Through the years I have met many of my friends that way.  I can’t remember when I first met Christine Corbin. I think some times I have known her forever.  We seem to have walked the same path in ISA for many years.  She doing her committee work, me doing mine.   But we truly got to know one another when we went to New York one year together.  Christine was the board representative to the AAA conference, and I was going as a speaker.  We shared a room together and got to know one another and found that we had many things in common.  We have worked together on the board now for four years, and I have watched as Christine in her unassuming way has transformed the boards thinking on USPAP and the Foundation which has become her professional passion.  I have listened as she changed her professional profile and went out on her own to run her appraisal business.  I am proud that she is my friend and colleague that I seem to have known for ever and certainly first met her through a conference.

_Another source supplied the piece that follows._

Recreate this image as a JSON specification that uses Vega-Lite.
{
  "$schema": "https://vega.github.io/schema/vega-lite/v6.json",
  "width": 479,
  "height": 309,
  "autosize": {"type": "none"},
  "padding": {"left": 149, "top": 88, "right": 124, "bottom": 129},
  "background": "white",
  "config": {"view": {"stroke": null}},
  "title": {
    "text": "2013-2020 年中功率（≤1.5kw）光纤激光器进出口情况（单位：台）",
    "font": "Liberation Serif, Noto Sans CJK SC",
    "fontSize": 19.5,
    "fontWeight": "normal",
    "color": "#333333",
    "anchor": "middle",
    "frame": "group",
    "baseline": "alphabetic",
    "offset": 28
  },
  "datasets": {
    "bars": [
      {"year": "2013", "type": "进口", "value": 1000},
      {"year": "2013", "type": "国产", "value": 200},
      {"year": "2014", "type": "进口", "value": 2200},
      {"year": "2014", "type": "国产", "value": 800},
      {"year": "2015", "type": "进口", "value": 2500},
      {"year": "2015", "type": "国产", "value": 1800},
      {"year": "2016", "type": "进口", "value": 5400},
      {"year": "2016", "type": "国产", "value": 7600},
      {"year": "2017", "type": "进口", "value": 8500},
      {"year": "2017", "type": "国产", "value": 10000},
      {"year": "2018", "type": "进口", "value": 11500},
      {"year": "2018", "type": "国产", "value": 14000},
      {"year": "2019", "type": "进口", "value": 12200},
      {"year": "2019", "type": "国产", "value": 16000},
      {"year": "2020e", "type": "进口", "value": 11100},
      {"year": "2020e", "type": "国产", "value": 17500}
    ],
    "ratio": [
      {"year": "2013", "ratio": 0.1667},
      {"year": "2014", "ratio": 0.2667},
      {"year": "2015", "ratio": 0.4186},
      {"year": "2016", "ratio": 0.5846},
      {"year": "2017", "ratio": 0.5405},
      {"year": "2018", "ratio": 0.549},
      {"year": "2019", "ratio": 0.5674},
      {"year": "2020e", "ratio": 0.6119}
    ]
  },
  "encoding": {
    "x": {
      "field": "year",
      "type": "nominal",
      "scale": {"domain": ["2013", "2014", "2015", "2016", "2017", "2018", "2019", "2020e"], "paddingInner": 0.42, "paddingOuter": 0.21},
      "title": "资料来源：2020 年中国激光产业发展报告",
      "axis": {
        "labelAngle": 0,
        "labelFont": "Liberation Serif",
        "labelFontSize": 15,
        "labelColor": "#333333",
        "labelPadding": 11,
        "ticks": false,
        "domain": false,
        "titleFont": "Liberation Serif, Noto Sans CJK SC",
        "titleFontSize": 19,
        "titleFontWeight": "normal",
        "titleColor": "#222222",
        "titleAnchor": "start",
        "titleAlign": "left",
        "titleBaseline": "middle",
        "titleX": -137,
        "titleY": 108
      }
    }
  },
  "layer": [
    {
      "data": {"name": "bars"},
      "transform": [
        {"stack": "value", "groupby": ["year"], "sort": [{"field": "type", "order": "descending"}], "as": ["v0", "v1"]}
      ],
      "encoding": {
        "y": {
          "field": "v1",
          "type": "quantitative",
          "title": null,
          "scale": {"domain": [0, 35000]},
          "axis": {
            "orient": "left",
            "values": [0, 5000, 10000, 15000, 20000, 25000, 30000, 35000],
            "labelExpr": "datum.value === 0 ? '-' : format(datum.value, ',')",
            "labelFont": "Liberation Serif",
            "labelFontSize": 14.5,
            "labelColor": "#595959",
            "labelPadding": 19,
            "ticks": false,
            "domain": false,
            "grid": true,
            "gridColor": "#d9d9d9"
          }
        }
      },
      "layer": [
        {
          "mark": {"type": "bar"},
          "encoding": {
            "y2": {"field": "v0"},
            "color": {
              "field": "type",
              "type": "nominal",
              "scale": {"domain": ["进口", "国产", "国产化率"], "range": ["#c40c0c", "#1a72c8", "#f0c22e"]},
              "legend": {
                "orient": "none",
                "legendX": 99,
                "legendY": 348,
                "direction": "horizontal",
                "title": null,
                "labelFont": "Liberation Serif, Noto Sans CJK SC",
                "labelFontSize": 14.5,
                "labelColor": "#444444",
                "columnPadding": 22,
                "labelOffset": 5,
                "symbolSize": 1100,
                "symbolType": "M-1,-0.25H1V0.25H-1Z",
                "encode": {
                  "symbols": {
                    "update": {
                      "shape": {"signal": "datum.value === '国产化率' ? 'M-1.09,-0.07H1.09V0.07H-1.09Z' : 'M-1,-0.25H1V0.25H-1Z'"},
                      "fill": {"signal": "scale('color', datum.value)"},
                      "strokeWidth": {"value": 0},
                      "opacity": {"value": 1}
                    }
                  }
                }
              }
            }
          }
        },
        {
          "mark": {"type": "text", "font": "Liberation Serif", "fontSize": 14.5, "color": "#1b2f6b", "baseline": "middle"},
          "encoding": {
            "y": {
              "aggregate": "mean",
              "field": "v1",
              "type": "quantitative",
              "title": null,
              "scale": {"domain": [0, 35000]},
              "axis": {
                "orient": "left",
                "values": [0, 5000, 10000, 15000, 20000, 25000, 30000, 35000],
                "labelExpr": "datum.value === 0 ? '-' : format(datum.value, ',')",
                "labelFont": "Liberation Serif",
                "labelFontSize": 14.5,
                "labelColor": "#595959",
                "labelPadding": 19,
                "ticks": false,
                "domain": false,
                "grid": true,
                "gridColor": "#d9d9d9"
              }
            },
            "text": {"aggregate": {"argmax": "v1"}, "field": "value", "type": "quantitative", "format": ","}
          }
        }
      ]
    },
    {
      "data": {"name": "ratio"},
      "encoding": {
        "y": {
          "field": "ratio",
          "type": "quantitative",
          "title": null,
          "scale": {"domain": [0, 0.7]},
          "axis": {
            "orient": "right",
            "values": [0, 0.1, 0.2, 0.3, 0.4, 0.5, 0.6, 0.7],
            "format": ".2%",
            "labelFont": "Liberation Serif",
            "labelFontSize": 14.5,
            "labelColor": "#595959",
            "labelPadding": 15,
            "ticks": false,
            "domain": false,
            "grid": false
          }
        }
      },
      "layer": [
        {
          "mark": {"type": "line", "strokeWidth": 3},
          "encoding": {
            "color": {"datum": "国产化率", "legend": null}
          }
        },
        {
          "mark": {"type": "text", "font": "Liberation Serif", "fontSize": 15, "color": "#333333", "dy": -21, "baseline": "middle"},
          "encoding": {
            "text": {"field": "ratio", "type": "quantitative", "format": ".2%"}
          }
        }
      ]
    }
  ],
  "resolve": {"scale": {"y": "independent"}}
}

I had met every member of our current board through ISA’s annual conference long before we worked together on the board.   I remember being at a conference dinner where this particular board member who I did know well was talking about the items being offered for auction.  He was witty and quick; very funny.  I sat at the dinner table thinking, who knew that Fred Winer was so funny.  As I got to know Fred from working as Education Chair and then on the board I grew to know how very smart he is, how tenacious he is about a passion, and how very kind he can be.  What an honor it has been to work side by side with Fred during these years of transition.  He was truly the leader in our change but knew how to gracefully hand over the reigns when the time came.  I am hoping that I have learned the lessons he taught me and can also step back and let the next President move in their direction with the support and guidance they might need when asked. 

That first year in Boston, there was this tall red haired young man (we were all new young members once)  who I met casually, he was a jeweler and I didn’t hang out with that group, don’t know why, just didn’t.  The next year we met again, and from that moment on Jim Poag and I have been friends.  We know each others families, we have certainly worked together on the education branch of ISA as well as on the board together these past three years, and we have shared many many laughs together.  Jim is one of the special people in our society and I am lucky to have him as my friend.  I will miss him dearly when he steps off the board this fall.  I will miss his guidance, his business sense and his straight forward attitude, he was such an important part of what we accomplished during his tenure and for that ISA will and should be forever grateful.    

So, I think my thought is this – scrape together whatever you can to get to the conference.  The conference is not just about the seminars – it is about the people.  In a world that has become more secluded in its social interaction due to the internet and the fast pace we all live, it is important to make those connections.  Meet, listen, talk and enjoy.  I promise you, you could not have a better investment in your profession than attending conference.  See You There!